Город был полон испарений. Над крышами стоял утренний туман. Половину пути ничего не происходило. Я слушал в ухе Лехину болтовню:

— Они ж мне только с резинкой дают… какая здесь личная жизнь… А потом… знаешь, мне ведь одни Татьяны нравятся (вот почему я не знакомил его с Лавровой), и все они сейчас какие-то странные — деньги им подавай. А я из принципа живу без денег! Есть деньги — хорошо, нет денег — тоже неплохо.

— Похоже, я знаю не всех твоих приятельниц, — похвалил я его.

— Конечно не знаешь! Откуда? У меня знаешь, сколько Татьян?! Ого-го-о-о!.. Одна, представь себе, мазалась мочой, чтобы не стареть. Нет чтобы молчать в тряпочку, так она однажды, когда мы лежали в постели, похвасталась, представляешь? После этого я стал к ней принюхиваться. Так и расстались.

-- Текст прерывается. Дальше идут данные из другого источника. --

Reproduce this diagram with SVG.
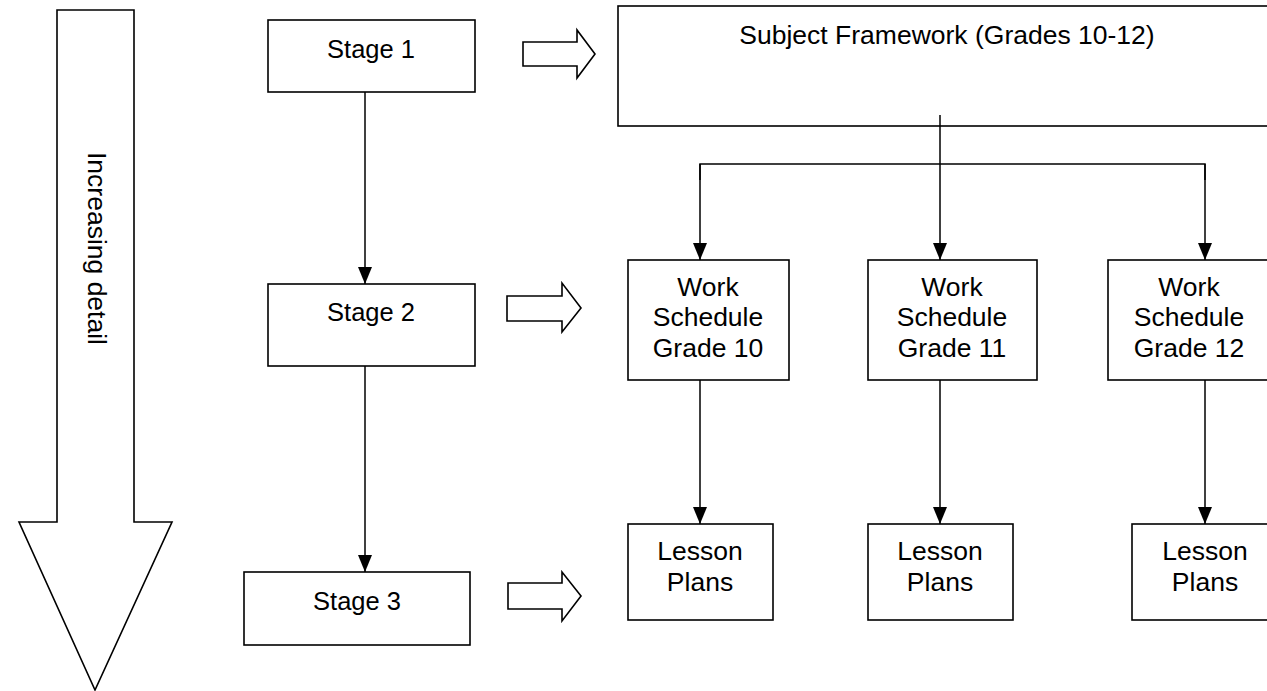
<svg xmlns="http://www.w3.org/2000/svg" width="1267" height="691" viewBox="0 0 1267 691">
<defs>
<style>
.box{fill:#fff;stroke:#000;stroke-width:1.6}
.shape{fill:#fff;stroke:#000;stroke-width:1.6;stroke-linejoin:miter}
.con{fill:none;stroke:#000;stroke-width:1.5}
text{font-family:"Liberation Sans",Arial,sans-serif;font-size:26.5px;fill:#000;text-anchor:middle}
.stg{font-size:25.5px}
</style>
<marker id="ah" viewBox="0 0 17 14" refX="17" refY="7" markerWidth="17" markerHeight="14" markerUnits="userSpaceOnUse" orient="auto">
<path d="M0,0 L17,7 L0,14 z" fill="#000"/>
</marker>
</defs>
<rect width="1267" height="691" fill="#fff"/>

<g id="detail-arrow">
<polygon class="shape" points="57,10 134,10 134,522 172,522 95,690 19,522 57,522"/>
<text transform="translate(88,152) rotate(90)" x="0" y="0" style="text-anchor:start">Increasing detail</text>
</g>

<g id="hollow-arrows">
<polygon class="shape" points="523,42 577,42 577,30 595,54 577,78 577,66 523,66"/>
<polygon class="shape" points="507,296 562,296 562,283 581,308 562,332 562,321 507,321"/>
<polygon class="shape" points="508,583 562,583 562,572 581,596 562,621 562,609 508,609"/>
</g>

<g id="connectors">
<line class="con" x1="365" y1="92" x2="365" y2="284" marker-end="url(#ah)"/>
<line class="con" x1="365" y1="356" x2="365" y2="572" marker-end="url(#ah)"/>
<line class="con" x1="940" y1="115" x2="940" y2="260" marker-end="url(#ah)"/>
<polyline class="con" points="700,180 700,164 1205,164 1205,180"/>
<line class="con" x1="700" y1="164" x2="700" y2="260" marker-end="url(#ah)"/>
<line class="con" x1="1205" y1="164" x2="1205" y2="260" marker-end="url(#ah)"/>
<line class="con" x1="700" y1="380" x2="700" y2="524" marker-end="url(#ah)"/>
<line class="con" x1="940" y1="380" x2="940" y2="524" marker-end="url(#ah)"/>
<line class="con" x1="1205" y1="380" x2="1205" y2="524" marker-end="url(#ah)"/>
</g>

<g id="stage1">
<rect class="box" x="268" y="20" width="207" height="72"/>
<text class="stg" x="371" y="58">Stage 1</text>
</g>
<g id="stage2">
<rect class="box" x="268" y="284" width="207" height="82"/>
<text class="stg" x="371" y="321">Stage 2</text>
</g>
<g id="stage3">
<rect class="box" x="244" y="572" width="226" height="73"/>
<text class="stg" x="357" y="610">Stage 3</text>
</g>

<g id="framework">
<rect class="box" x="618" y="6" width="700" height="120"/>
<text x="947" y="44">Subject Framework (Grades 10-12)</text>
</g>
<line class="con" x1="940" y1="115" x2="940" y2="126"/>

<g id="ws10">
<rect class="box" x="628" y="260" width="161" height="120"/>
<text x="708" y="296">Work</text>
<text x="708" y="326">Schedule</text>
<text x="708" y="357">Grade 10</text>
</g>
<g id="ws11">
<rect class="box" x="868" y="260" width="169" height="120"/>
<text x="952" y="296">Work</text>
<text x="952" y="326">Schedule</text>
<text x="952" y="357">Grade 11</text>
</g>
<g id="ws12">
<rect class="box" x="1108" y="260" width="162" height="120"/>
<text x="1189" y="296">Work</text>
<text x="1189" y="326">Schedule</text>
<text x="1189" y="357">Grade 12</text>
</g>

<g id="lp1">
<rect class="box" x="628" y="524" width="145" height="96"/>
<text x="700" y="560">Lesson</text>
<text x="700" y="591">Plans</text>
</g>
<g id="lp2">
<rect class="box" x="868" y="524" width="145" height="96"/>
<text x="940" y="560">Lesson</text>
<text x="940" y="591">Plans</text>
</g>
<g id="lp3">
<rect class="box" x="1132" y="524" width="145" height="96"/>
<text x="1205" y="560">Lesson</text>
<text x="1205" y="591">Plans</text>
</g>
</svg>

Ему нравились все женщины, но никто в конкретно. Он цеплял их в барах и на вокзалах, в подворотнях и в издательствах, и все были Татьянами, но ни с кем из них у него не было постоянных отношений.

— А кто тебя кормит? — спросил я.

— Конечно, они… кто же еще?.. — захихикал он в моем ухе так, что я потряс головой.

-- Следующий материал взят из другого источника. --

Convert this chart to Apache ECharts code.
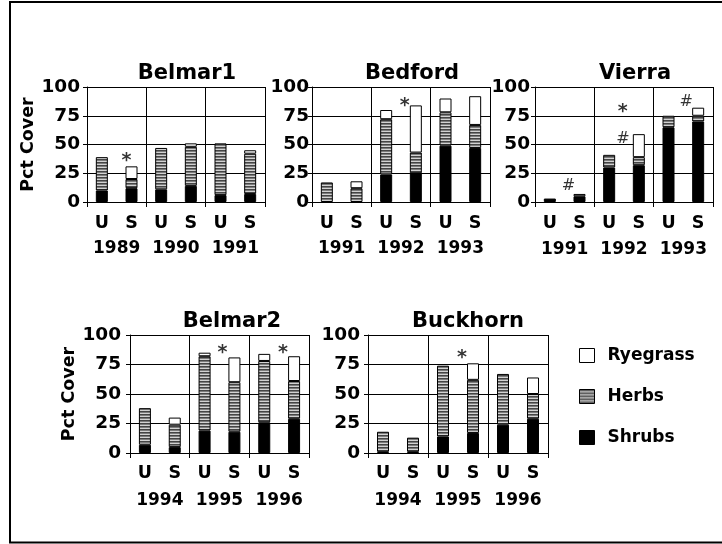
<!DOCTYPE html>
<html>
<head>
<meta charset="utf-8">
<script src="https://cdn.jsdelivr.net/npm/echarts@6/dist/echarts.min.js"></script>
<style>
  html, body { margin: 0; padding: 0; background: #fff; }
  #chart { width: 722px; height: 544px; }
</style>
</head>
<body>
<div id="chart"></div>
<script>
// Plant cover (%) by treatment: U = unseeded, S = seeded
const treatments = ['U', 'S', 'U', 'S', 'U', 'S'];
const yTicks = [0, 25, 50, 75, 100];

const belmar1Years = ['1989', '1990', '1991'];
const belmar1Shrubs = [10, 12, 11, 14, 6, 7];
const belmar1Herbs = [29, 8, 36, 34, 45, 35];
const belmar1Rye = [0, 11, 0, 3, 0, 3];

const bedfordYears = ['1991', '1992', '1993'];
const bedfordShrubs = [0, 0, 24, 25, 49, 47];
const bedfordHerbs = [17, 12, 48, 18, 29, 20];
const bedfordRye = [0, 6, 8, 41, 12, 25];

const vierraYears = ['1991', '1992', '1993'];
const vierraShrubs = [3, 5, 30, 32, 65, 70];
const vierraHerbs = [0, 0, 11, 7, 10, 5];
const vierraRye = [0, 2, 0, 20, 0, 7];

const belmar2Years = ['1994', '1995', '1996'];
const belmar2Shrubs = [7, 5, 19, 18, 26, 29];
const belmar2Herbs = [31, 19, 63, 42, 52, 32];
const belmar2Rye = [0, 6, 3, 21, 6, 21];

const buckhornYears = ['1994', '1995', '1996'];
const buckhornShrubs = [1, 1, 14, 17, 24, 29];
const buckhornHerbs = [17, 12, 60, 45, 43, 21];
const buckhornRye = [0, 0, 0, 14, 0, 14];

// significance marks: [category index, height, symbol]
const belmar1Marks = [[1, 39, '*']];
const bedfordMarks = [[3, 87, '*']];
const vierraMarks = [[1, 14, '#'], [3, 82, '*'], [3, 55, '#'], [5, 87, '#']];
const belmar2Marks = [[3, 88, '*'], [5, 88, '*']];
const buckhornMarks = [[3, 84, '*']];

const FONT = 'DejaVu Sans';

// horizontal-stripe fill for the herb layer
function stripeFill() {
  const c = document.createElement('canvas');
  c.width = 4; c.height = 3;
  const g = c.getContext('2d');
  const rows = ['#454545', '#7c7c7c', '#d2d2d2'];
  rows.forEach((col, i) => { g.fillStyle = col; g.fillRect(0, i, 4, 1); });
  return { image: c, repeat: 'repeat' };
}
const herbFill = stripeFill();

const panels = [
  { name: 'Belmar1', years: belmar1Years, shrubs: belmar1Shrubs, herbs: belmar1Herbs, rye: belmar1Rye, marks: belmar1Marks,
    grid: { left: 87, top: 87, width: 178, height: 115 }, titleX: 182, titleY: 58, yName: 'Pct Cover', yMargin: 7,
    catMargin: 12, yearMargin: 38, markDx: [-5, 0, 0, 0] },
  { name: 'Bedford', years: bedfordYears, shrubs: bedfordShrubs, herbs: bedfordHerbs, rye: bedfordRye, marks: bedfordMarks,
    grid: { left: 312, top: 87, width: 178, height: 115 }, titleX: 407, titleY: 58, yName: '', yMargin: 3,
    catMargin: 12, yearMargin: 38, markDx: [-11, 0, 0, 0] },
  { name: 'Vierra', years: vierraYears, shrubs: vierraShrubs, herbs: vierraHerbs, rye: vierraRye, marks: vierraMarks,
    grid: { left: 535, top: 87, width: 178, height: 115 }, titleX: 630, titleY: 58, yName: '', yMargin: 5,
    catMargin: 12, yearMargin: 39, markDx: [-11, -16, -16, -12] },
  { name: 'Belmar2', years: belmar2Years, shrubs: belmar2Shrubs, herbs: belmar2Herbs, rye: belmar2Rye, marks: belmar2Marks,
    grid: { left: 130, top: 335, width: 179, height: 118 }, titleX: 227, titleY: 306, yName: 'Pct Cover', yMargin: 9,
    catMargin: 11, yearMargin: 39, markDx: [-12, -11, 0, 0] },
  { name: 'Buckhorn', years: buckhornYears, shrubs: buckhornShrubs, herbs: buckhornHerbs, rye: buckhornRye, marks: buckhornMarks,
    grid: { left: 368, top: 335, width: 180, height: 118 }, titleX: 463, titleY: 306, yName: '', yMargin: 8,
    catMargin: 11, yearMargin: 39, markDx: [-11, 0, 0, 0] }
];

const blank = v => (v === 0 ? '-' : v);
const labelFont = { fontFamily: FONT, fontWeight: 'bold', color: '#000' };

const option = {
  backgroundColor: '#fff',
  animation: false,
  title: panels.map(p => ({
    text: p.name, left: p.titleX, top: p.titleY, textAlign: 'center',
    textStyle: { fontFamily: FONT, fontWeight: 'bold', fontSize: 21, color: '#000' }
  })),
  grid: panels.map(p => p.grid),
  xAxis: [],
  yAxis: [],
  series: [],
  legend: {
    orient: 'vertical', left: 579, top: 347, padding: 0, itemWidth: 15, itemHeight: 14, itemGap: 24,
    icon: 'rect',
    data: ['Ryegrass', 'Herbs', 'Shrubs'],
    textStyle: { fontFamily: FONT, fontWeight: 'bold', fontSize: 17, color: '#000', padding: [0, 0, 0, 8] },
    itemStyle: { borderColor: '#000', borderWidth: 1 }
  },
  graphic: [{
    type: 'rect', shape: { x: 10, y: 2, width: 730, height: 540.5 },
    style: { fill: 'none', stroke: '#000', lineWidth: 2 }, silent: true
  }]
};

panels.forEach((p, i) => {
  // treatment axis carries the bars
  option.xAxis.push({
    type: 'category', gridIndex: i, data: treatments, position: 'bottom',
    axisLine: { show: true, lineStyle: { color: '#000', width: 1 } },
    axisTick: { show: false }, splitLine: { show: false },
    axisLabel: Object.assign({ fontSize: 17.5, margin: p.catMargin, interval: 0 }, labelFont)
  });
  // year axis draws the group dividers and year labels
  option.xAxis.push({
    type: 'category', gridIndex: i, data: p.years, position: 'bottom',
    axisLine: { show: false },
    axisTick: { show: true, length: 5, lineStyle: { color: '#000', width: 1 } },
    splitLine: { show: true, interval: 0, lineStyle: { color: '#000', width: 1 } },
    axisLabel: Object.assign({ fontSize: 17, margin: p.yearMargin, interval: 0 }, labelFont)
  });
  option.yAxis.push({
    type: 'value', gridIndex: i, min: yTicks[0], max: yTicks[yTicks.length - 1], interval: 25,
    name: p.yName, nameLocation: 'middle', nameGap: 44, nameRotate: 90,
    nameTextStyle: { fontFamily: FONT, fontWeight: 'bold', fontSize: 17.5, color: '#000' },
    axisLine: { show: true, lineStyle: { color: '#000', width: 1 } },
    axisTick: { show: true, length: 4, lineStyle: { color: '#000' } },
    splitLine: { show: true, lineStyle: { color: '#000', width: 1 } },
    axisLabel: Object.assign({ fontSize: 18.5, margin: p.yMargin }, labelFont)
  });
  const xi = i * 2;
  const common = { type: 'bar', xAxisIndex: xi, yAxisIndex: i, stack: 'cover' + i, barWidth: 12, silent: true };
  option.series.push(Object.assign({}, common, {
    name: 'Shrubs', data: p.shrubs.map(blank),
    itemStyle: { color: '#000', borderColor: '#000', borderWidth: 1 }
  }));
  option.series.push(Object.assign({}, common, {
    name: 'Herbs', data: p.herbs.map(blank),
    itemStyle: { color: herbFill, borderColor: '#000', borderWidth: 1 }
  }));
  option.series.push(Object.assign({}, common, {
    name: 'Ryegrass', data: p.rye.map(blank),
    itemStyle: { color: '#fff', borderColor: '#000', borderWidth: 1 }
  }));
  option.series.push({
    type: 'scatter', xAxisIndex: xi, yAxisIndex: i, silent: true,
    symbol: 'circle', symbolSize: 1, itemStyle: { color: 'rgba(0,0,0,0)' },
    data: p.marks.map((m, k) => ({
      value: [m[0], m[1]],
      label: {
        show: true, position: 'inside', formatter: m[2],
        offset: [p.markDx[k], m[2] === '*' ? 4 : 0],
        fontFamily: FONT, fontSize: m[2] === '*' ? 19 : 16, fontWeight: m[2] === '*' ? 'bold' : 'normal', color: '#000'
      }
    }))
  });
});

const chart = echarts.init(document.getElementById('chart'), null, { renderer: 'canvas' });
chart.setOption(option);
</script>
</body>
</html>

Однажды он влюбился. Это тоже случалось часто. И потащил в кафе знакомиться с актрисой — Ларисой Г. - грубовато-чувствительной брюнеткой, с большим влажным ртом и светло-зелеными глазами. Чуть-чуть крупноватой для него. Он влюбился в нее в виде исключения. Единственное, что останавливало его от следующего шага — ее собачья преданность. Она сама ему говорила: 'Я собака. Я предана, как собака, и ничего с собой поделать не могу… При этом она пожимала вовсе нехрупкими плечами и закатывала глаза по всем правилам обольщения — в общем, кокетничать она умела. Леха ее терпел, потому что в ее привязанности было что-то болезненное, и пока она оставалась для него тайной и он не мог разгадать ее, она могла быть спокойной, как может быть спокойна вода, когда ее льешь в серную кислоту. Не скрою, по отношению к себе я чувствовал ее странный интерес. Но мысль о том, что ее руки будут сжимать мой член, приводила меня в легкое замешательство. Я слишком любил собственное тело, чтобы поступать с ним таким необдуманным образом. Она снималась в пилотном многосерийном фильме — иногда в центре, иногда где-то в Сестрорецке, но неизменно появлялась по субботам в кафе 'Классика' на Тифлисской, и вначале Леха сходил по ней с ума. Я догадывался, почему он не женился на ней. Причиной была ее опытность, которую она не прятала. Наверное, у нее был такой период — период демонстрации опытности. Позднее у меня появилась возможность убедиться в этом. Конечно, она не была слишком откровенной, но кое-что я все-таки узнал, что, разумеется, в ее глазах не было тайной. Обычная карьера столичной актрисы: кинематографический институт, съемки, и он — бывалый режиссер, который на полгода стал ее первым мужем. Она не взяла его фамилию, но снялась в его сериале. Впрочем, меня это мало интересовало. Можно сказать, что в те дни, когда я потерял счет времени, Леха спас меня: она оказалась идеальной любовницей. Прежде чем появиться, тактично предваряла свой визит телефонным звонком. Когда необходимость в этим звонках отпала, мы расстались. Я до сих пор благодарен ей и Лехе. Потом появилась Лаврова, но это уже другая история.